* Begin Extracted material *

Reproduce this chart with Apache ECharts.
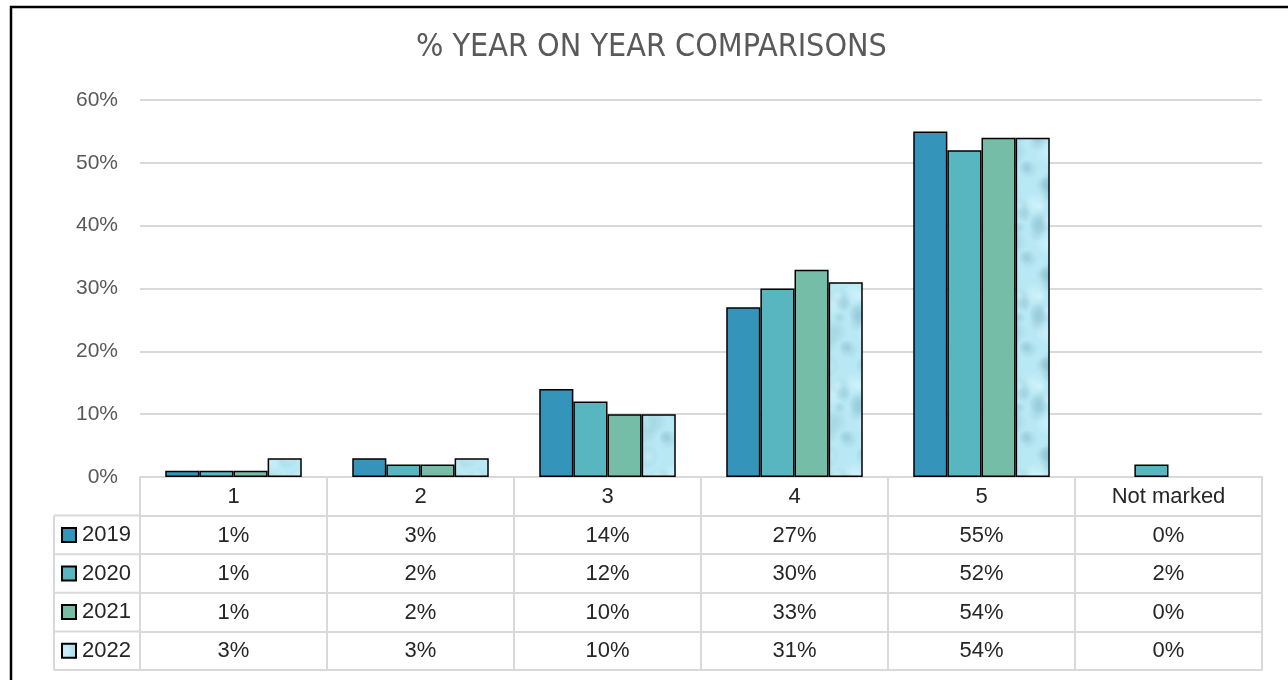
<!DOCTYPE html>
<html>
<head>
<meta charset="utf-8">
<title>% YEAR ON YEAR COMPARISONS</title>
<script src="https://cdn.jsdelivr.net/npm/echarts@6/dist/echarts.min.js"></script>
<style>
  html, body { margin: 0; padding: 0; background: #fff; }
  #chart { width: 1288px; height: 680px; }
</style>
</head>
<body>
<div id="chart"></div>
<script>
// ---- data ----
const categories = ['1', '2', '3', '4', '5', 'Not marked'];
const years = ['2019', '2020', '2021', '2022'];
const values2019 = [1, 3, 14, 27, 55, 0];
const values2020 = [1, 2, 12, 30, 52, 2];
const values2021 = [1, 2, 10, 33, 54, 0];
const values2022 = [3, 3, 10, 31, 54, 0];
const seriesValues = [values2019, values2020, values2021, values2022];

// ---- layout ----
const W = 1288, H = 680;
const GRID_LEFT = 140, GRID_RIGHT = 26, GRID_TOP = 100, GRID_BOTTOM = 203;
const ROW_H = 38.6;                 // height of each data-table row
const TABLE_LEFT = 54;              // left edge of the series-name column
const FONT = '"Liberation Sans", Arial, sans-serif';
const LINE = '#d9d9d9';
const TEXT = '#262626';
const TABLE_FONT_SIZE = 22;

// ---- "water droplets" texture for the 2022 series ----
function makeDroplets() {
  const size = 90;
  const c = document.createElement('canvas');
  c.width = size; c.height = size;
  const ctx = c.getContext('2d');
  ctx.fillStyle = '#b8e8f3';
  ctx.fillRect(0, 0, size, size);
  const hash = (n) => { const s = Math.sin(n * 127.1 + 311.7) * 43758.5453; return s - Math.floor(s); };
  for (let i = 0; i < 48; i++) {
    const x = hash(i * 3 + 1) * size;
    const y = hash(i * 3 + 2) * size;
    const r = 5 + hash(i * 3 + 3) * 9;
    const dark = i % 3 !== 0;
    for (const dx of [-size, 0, size]) {
      for (const dy of [-size, 0, size]) {
        const g = ctx.createRadialGradient(x + dx, y + dy, 0, x + dx, y + dy, r);
        if (dark) {
          g.addColorStop(0, 'rgba(120,175,195,0.3)');
          g.addColorStop(0.6, 'rgba(120,175,195,0.14)');
          g.addColorStop(1, 'rgba(120,175,195,0)');
        } else {
          g.addColorStop(0, 'rgba(220,248,255,0.55)');
          g.addColorStop(1, 'rgba(220,248,255,0)');
        }
        ctx.fillStyle = g;
        ctx.beginPath();
        ctx.arc(x + dx, y + dy, r, 0, Math.PI * 2);
        ctx.fill();
      }
    }
  }
  return c;
}

const seriesColors = [
  '#3494ba',
  '#58b6c0',
  '#75bda7',
  { image: makeDroplets(), repeat: 'repeat' }
];

const chart = echarts.init(document.getElementById('chart'), null, { renderer: 'canvas' });

// category axis for the header row plus one axis per series row of the data table
const xAxes = [{
  type: 'category',
  data: categories,
  gridIndex: 0,
  position: 'bottom',
  axisLine: { show: true, lineStyle: { color: LINE, width: 2 } },
  axisTick: { show: true, alignWithLabel: false, length: ROW_H * 5, lineStyle: { color: LINE, width: 2 } },
  axisLabel: { interval: 0, margin: 9, fontSize: TABLE_FONT_SIZE, color: TEXT, fontFamily: FONT }
}];
seriesValues.forEach((vals, i) => {
  xAxes.push({
    type: 'category',
    data: vals.map(v => v + '%'),
    gridIndex: 0,
    position: 'bottom',
    offset: ROW_H * (i + 1),
    axisLine: { show: true, lineStyle: { color: LINE, width: 2 } },
    axisTick: { show: false },
    axisLabel: { interval: 0, margin: 9, fontSize: TABLE_FONT_SIZE, color: TEXT, fontFamily: FONT }
  });
});
// bottom border of the table
xAxes.push({
  type: 'category',
  data: categories,
  gridIndex: 0,
  position: 'bottom',
  offset: ROW_H * 5,
  axisLine: { show: true, lineStyle: { color: LINE, width: 2 } },
  axisTick: { show: false },
  axisLabel: { show: false }
});

// left column (series names) box lines
const tableTop = H - GRID_BOTTOM;
const leftLines = [];
for (let r = 1; r <= 5; r++) {
  const y = tableTop + ROW_H * r;
  leftLines.push({ type: 'line', shape: { x1: TABLE_LEFT, y1: y, x2: GRID_LEFT, y2: y },
    style: { stroke: LINE, lineWidth: 2 }, silent: true });
}
leftLines.push({ type: 'line',
  shape: { x1: TABLE_LEFT, y1: tableTop + ROW_H, x2: TABLE_LEFT, y2: tableTop + ROW_H * 5 },
  style: { stroke: LINE, lineWidth: 2 }, silent: true });

const option = {
  backgroundColor: '#ffffff',
  animation: false,
  title: {
    text: '% YEAR ON YEAR COMPARISONS',
    left: 411,
    top: 27,
    textStyle: {
      fontFamily: '"Liberation Sans Narrow", "DejaVu Sans Condensed", sans-serif',
      fontWeight: 'normal',
      fontSize: 32,
      color: '#595959'
    }
  },
  legend: {
    orient: 'vertical',
    left: 61,
    top: tableTop + ROW_H + (ROW_H - 24) / 2,
    padding: 0,
    itemWidth: 14,
    itemHeight: 14,
    itemGap: ROW_H - 24,
    icon: 'rect',
    selectedMode: false,
    data: years,
    textStyle: { fontSize: TABLE_FONT_SIZE, lineHeight: 24, color: TEXT, fontFamily: FONT, padding: [0, 0, 0, 1] }
  },
  grid: { left: GRID_LEFT, right: GRID_RIGHT, top: GRID_TOP, bottom: GRID_BOTTOM, containLabel: false },
  xAxis: xAxes,
  yAxis: {
    type: 'value',
    min: 0,
    max: 60,
    interval: 10,
    axisLine: { show: false },
    axisTick: { show: false },
    axisLabel: { formatter: '{value}%', fontSize: 21, color: '#595959', fontFamily: FONT, margin: 22 },
    splitLine: { lineStyle: { color: LINE, width: 2 } }
  },
  series: years.map((name, i) => ({
    name: name,
    type: 'bar',
    xAxisIndex: 0,
    barGap: '0%',
    barCategoryGap: '27%',
    itemStyle: { color: seriesColors[i], borderColor: '#000000', borderWidth: 1.5 },
    emphasis: { disabled: true },
    data: seriesValues[i].map(v => v === 0 ? { value: v, itemStyle: { borderWidth: 0 } } : v)
  })),
  graphic: [
    ...leftLines,
    // outer chart frame
    { type: 'rect', shape: { x: 11, y: 7, width: W, height: H }, style: { fill: 'none', stroke: '#000', lineWidth: 2.5 }, silent: true, z: 100 }
  ]
};

chart.setOption(option);
</script>
</body>
</html>
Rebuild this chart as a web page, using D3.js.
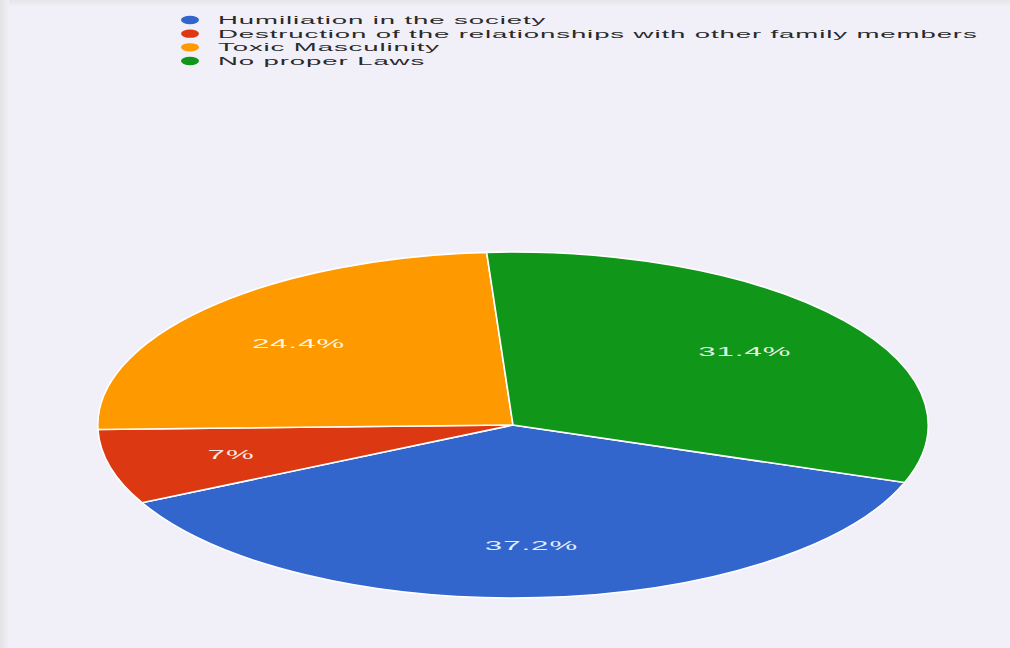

* End Extracted material *

» What is expected
Retype every record above exactly as written, but leave out the pictures.

» Solution to this problem
Reproduce this chart with Apache ECharts.
<!DOCTYPE html>
<html>
<head>
<meta charset="utf-8">
<title>% YEAR ON YEAR COMPARISONS</title>
<script src="https://cdn.jsdelivr.net/npm/echarts@6/dist/echarts.min.js"></script>
<style>
  html, body { margin: 0; padding: 0; background: #fff; }
  #chart { width: 1288px; height: 680px; }
</style>
</head>
<body>
<div id="chart"></div>
<script>
// ---- data ----
const categories = ['1', '2', '3', '4', '5', 'Not marked'];
const years = ['2019', '2020', '2021', '2022'];
const values2019 = [1, 3, 14, 27, 55, 0];
const values2020 = [1, 2, 12, 30, 52, 2];
const values2021 = [1, 2, 10, 33, 54, 0];
const values2022 = [3, 3, 10, 31, 54, 0];
const seriesValues = [values2019, values2020, values2021, values2022];

// ---- layout ----
const W = 1288, H = 680;
const GRID_LEFT = 140, GRID_RIGHT = 26, GRID_TOP = 100, GRID_BOTTOM = 203;
const ROW_H = 38.6;                 // height of each data-table row
const TABLE_LEFT = 54;              // left edge of the series-name column
const FONT = '"Liberation Sans", Arial, sans-serif';
const LINE = '#d9d9d9';
const TEXT = '#262626';
const TABLE_FONT_SIZE = 22;

// ---- "water droplets" texture for the 2022 series ----
function makeDroplets() {
  const size = 90;
  const c = document.createElement('canvas');
  c.width = size; c.height = size;
  const ctx = c.getContext('2d');
  ctx.fillStyle = '#b8e8f3';
  ctx.fillRect(0, 0, size, size);
  const hash = (n) => { const s = Math.sin(n * 127.1 + 311.7) * 43758.5453; return s - Math.floor(s); };
  for (let i = 0; i < 48; i++) {
    const x = hash(i * 3 + 1) * size;
    const y = hash(i * 3 + 2) * size;
    const r = 5 + hash(i * 3 + 3) * 9;
    const dark = i % 3 !== 0;
    for (const dx of [-size, 0, size]) {
      for (const dy of [-size, 0, size]) {
        const g = ctx.createRadialGradient(x + dx, y + dy, 0, x + dx, y + dy, r);
        if (dark) {
          g.addColorStop(0, 'rgba(120,175,195,0.3)');
          g.addColorStop(0.6, 'rgba(120,175,195,0.14)');
          g.addColorStop(1, 'rgba(120,175,195,0)');
        } else {
          g.addColorStop(0, 'rgba(220,248,255,0.55)');
          g.addColorStop(1, 'rgba(220,248,255,0)');
        }
        ctx.fillStyle = g;
        ctx.beginPath();
        ctx.arc(x + dx, y + dy, r, 0, Math.PI * 2);
        ctx.fill();
      }
    }
  }
  return c;
}

const seriesColors = [
  '#3494ba',
  '#58b6c0',
  '#75bda7',
  { image: makeDroplets(), repeat: 'repeat' }
];

const chart = echarts.init(document.getElementById('chart'), null, { renderer: 'canvas' });

// category axis for the header row plus one axis per series row of the data table
const xAxes = [{
  type: 'category',
  data: categories,
  gridIndex: 0,
  position: 'bottom',
  axisLine: { show: true, lineStyle: { color: LINE, width: 2 } },
  axisTick: { show: true, alignWithLabel: false, length: ROW_H * 5, lineStyle: { color: LINE, width: 2 } },
  axisLabel: { interval: 0, margin: 9, fontSize: TABLE_FONT_SIZE, color: TEXT, fontFamily: FONT }
}];
seriesValues.forEach((vals, i) => {
  xAxes.push({
    type: 'category',
    data: vals.map(v => v + '%'),
    gridIndex: 0,
    position: 'bottom',
    offset: ROW_H * (i + 1),
    axisLine: { show: true, lineStyle: { color: LINE, width: 2 } },
    axisTick: { show: false },
    axisLabel: { interval: 0, margin: 9, fontSize: TABLE_FONT_SIZE, color: TEXT, fontFamily: FONT }
  });
});
// bottom border of the table
xAxes.push({
  type: 'category',
  data: categories,
  gridIndex: 0,
  position: 'bottom',
  offset: ROW_H * 5,
  axisLine: { show: true, lineStyle: { color: LINE, width: 2 } },
  axisTick: { show: false },
  axisLabel: { show: false }
});

// left column (series names) box lines
const tableTop = H - GRID_BOTTOM;
const leftLines = [];
for (let r = 1; r <= 5; r++) {
  const y = tableTop + ROW_H * r;
  leftLines.push({ type: 'line', shape: { x1: TABLE_LEFT, y1: y, x2: GRID_LEFT, y2: y },
    style: { stroke: LINE, lineWidth: 2 }, silent: true });
}
leftLines.push({ type: 'line',
  shape: { x1: TABLE_LEFT, y1: tableTop + ROW_H, x2: TABLE_LEFT, y2: tableTop + ROW_H * 5 },
  style: { stroke: LINE, lineWidth: 2 }, silent: true });

const option = {
  backgroundColor: '#ffffff',
  animation: false,
  title: {
    text: '% YEAR ON YEAR COMPARISONS',
    left: 411,
    top: 27,
    textStyle: {
      fontFamily: '"Liberation Sans Narrow", "DejaVu Sans Condensed", sans-serif',
      fontWeight: 'normal',
      fontSize: 32,
      color: '#595959'
    }
  },
  legend: {
    orient: 'vertical',
    left: 61,
    top: tableTop + ROW_H + (ROW_H - 24) / 2,
    padding: 0,
    itemWidth: 14,
    itemHeight: 14,
    itemGap: ROW_H - 24,
    icon: 'rect',
    selectedMode: false,
    data: years,
    textStyle: { fontSize: TABLE_FONT_SIZE, lineHeight: 24, color: TEXT, fontFamily: FONT, padding: [0, 0, 0, 1] }
  },
  grid: { left: GRID_LEFT, right: GRID_RIGHT, top: GRID_TOP, bottom: GRID_BOTTOM, containLabel: false },
  xAxis: xAxes,
  yAxis: {
    type: 'value',
    min: 0,
    max: 60,
    interval: 10,
    axisLine: { show: false },
    axisTick: { show: false },
    axisLabel: { formatter: '{value}%', fontSize: 21, color: '#595959', fontFamily: FONT, margin: 22 },
    splitLine: { lineStyle: { color: LINE, width: 2 } }
  },
  series: years.map((name, i) => ({
    name: name,
    type: 'bar',
    xAxisIndex: 0,
    barGap: '0%',
    barCategoryGap: '27%',
    itemStyle: { color: seriesColors[i], borderColor: '#000000', borderWidth: 1.5 },
    emphasis: { disabled: true },
    data: seriesValues[i].map(v => v === 0 ? { value: v, itemStyle: { borderWidth: 0 } } : v)
  })),
  graphic: [
    ...leftLines,
    // outer chart frame
    { type: 'rect', shape: { x: 11, y: 7, width: W, height: H }, style: { fill: 'none', stroke: '#000', lineWidth: 2.5 }, silent: true, z: 100 }
  ]
};

chart.setOption(option);
</script>
</body>
</html>
Rebuild this chart as a web page, using D3.js.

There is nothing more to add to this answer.